Manufacturing in the Philadelphia region contracted by the most in two years in August; sales of existing homes in the U.S. fell 3.5 per cent in July from the previous month; and first-time claims for jobless benefits increased by 9,000 last week, pushing total claims back above 400,000.

These data are secondary indicators. Still, the numbers are awful. All things being equal, they would prompt a response from the central bank. But that's not likely to happen, because of a fourth report showing the consumer price index jumped 0.5 per cent in July on higher gasoline costs. More troubling is additional evidence of upward pressure on core prices, which exclude food and energy. The core rate rose 0.2 per cent on the month and was 1.8 per cent higher than a year ago.

Policy makers aim to keep inflation at an annual rate of about 2 per cent. The CPI isn't the Fed's preferred measure of inflation, yet it remains a strong guide. The core rate is signalling that higher energy and commodity costs are forcing businesses to charge higher prices, pushing underlying inflation close to the Fed's target.

The result is policy paralysis. New York-based investment bank Morgan Stanley said Thursday that the U.S. is "dangerously close" to a recession. However, until inflation subsides, the Fed is limited in what it can do to stimulate demand. Mr. Dales of Capital Economics, a consultancy based in London, said the latest CPI data could keep the central bank from embarking on a third asset-purchase program until next year.

As always, there are flecks of data that contradict the overall tone. The latest report on U.S. leading indicators rose 0.5 per cent, a solid increase that suggests the economy is pulling out of the swamp it ran into in the first half. Or does it?

The rise in the leading indicator resulted from a rise in money supply, but that may just have been investors pulling money out of risky assets and parking it in cash. In that case, "we think the sign on this particular variable should be negative rather than positive," Goldman Sachs economists said Thursday. "We take no comfort from the increase in the July index."

Similarly, there's reason to play down the fact that the four-week moving average of initial jobless claims fell to 402,500 last week, the seventh consecutive weekly decline.

Bank of America Merrill Lynch's Joshua Dennerlein pointed out in a note Thursday that almost half of the U.S.'s unemployed are collecting jobless benefits.
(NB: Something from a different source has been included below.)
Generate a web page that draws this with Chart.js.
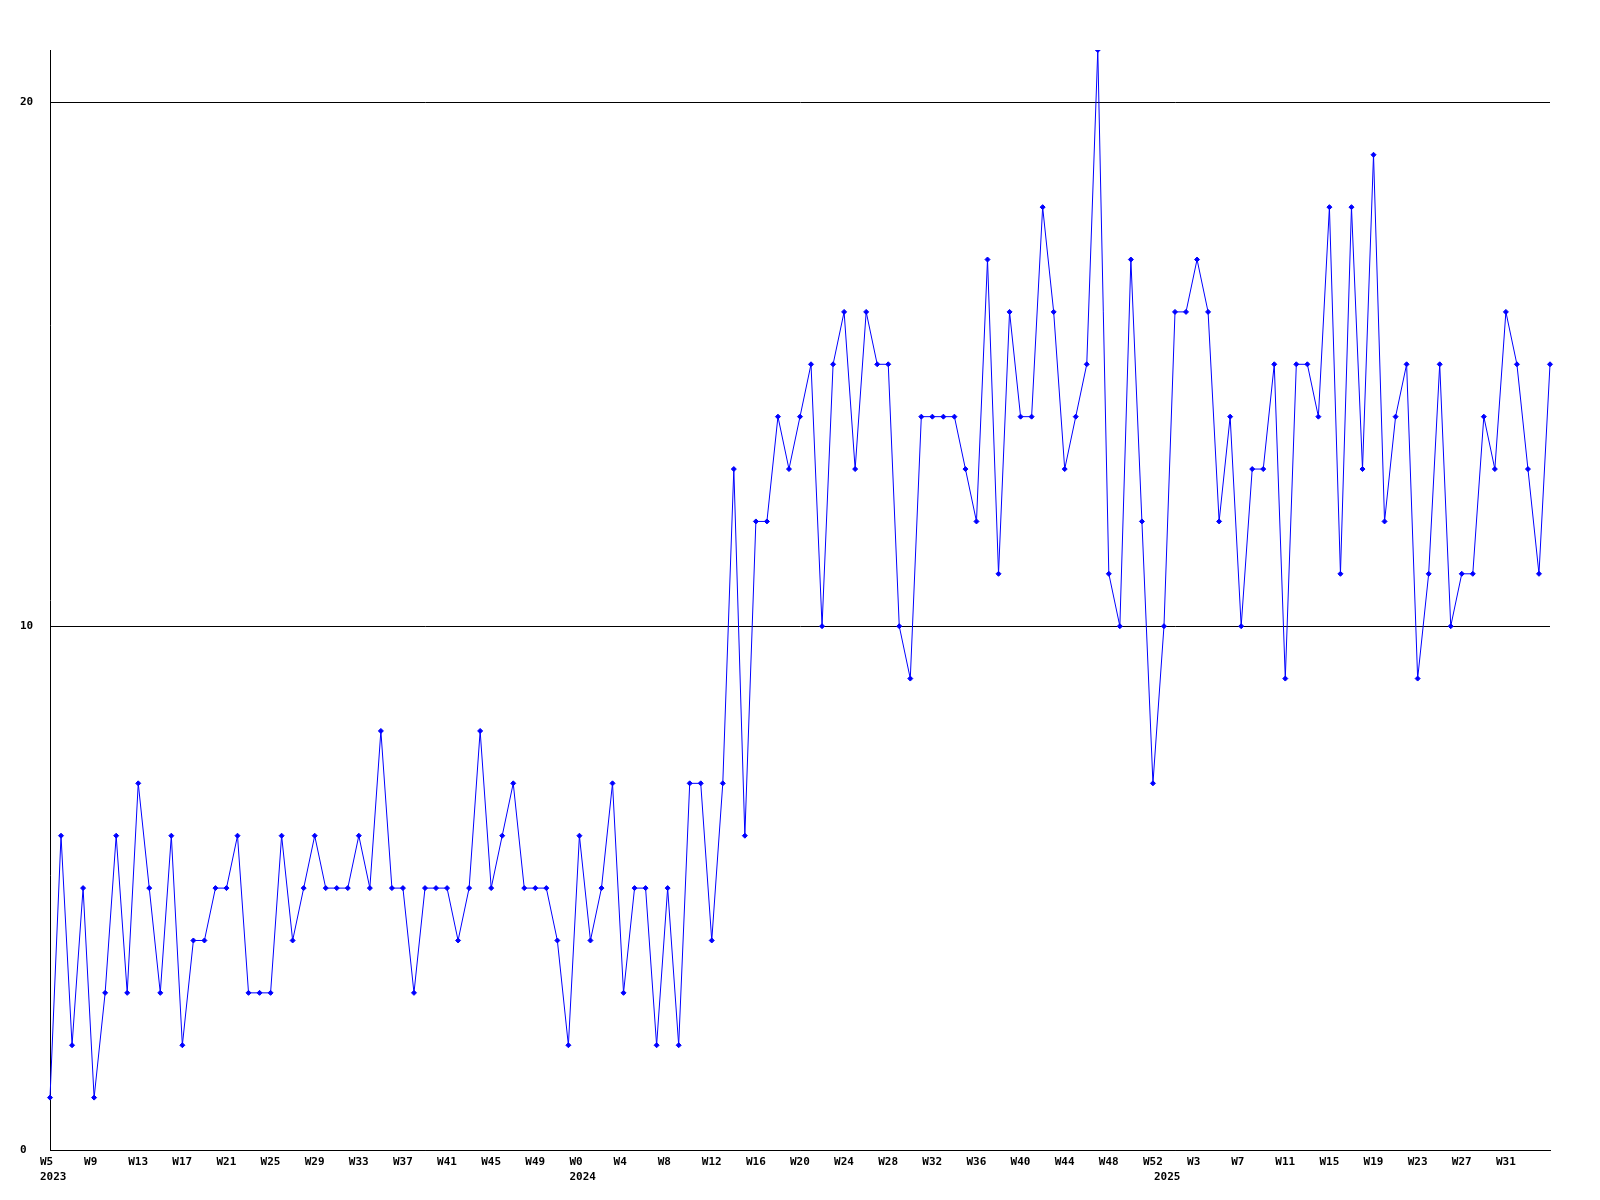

At the end of the year, extended benefits are set to expire, putting at risk the unemployment insurance payments of more than 3.5 million people. "After the expiration, only a quarter of the nation's unemployed will be collecting UI checks," Mr. Dennerlein said. "This will act as a hit to income, hurting consumption in the first half of the year."

There's little reason for consumers and businesses to feel good about spending money. The median expectation of Wall Street economists was that sales of existing homes would increase in July. Another decline suggests the U.S. housing market still is looking for a bottom.

The big focus now will be on Mr. Bernanke's speech next week in Jackson Hole, Wyo. This time last year, he used it to signal plans for a new round of monetary stimulus. But at that point, inflation was barely registering.

Now, with inflation gaining pace, the odds are diminishing that Mr. Bernanke will be able to convince his colleagues on the rate-setting committee to another round this year.

Three members of the Fed's 10-member rate-setting committee voted against the majority's decision last week to state explicitly that borrowing costs would remain low to 2013, the biggest split for decades. One dissenter, Philadelphia Fed president Charles Plosser, told Bloomberg Radio Wednesday that policy should be determined by economic conditions, not "the calendar," and he thinks most of his colleagues are too negative on the U.S. economy's prospects.

"I suspect if Ben Bernanke was the only one on the committee and he had everything his way, he would pretty much be ramping up to more policy easing," Mr. Dales said. "It is a committee, and to some extent there does need to be some kind of consensus."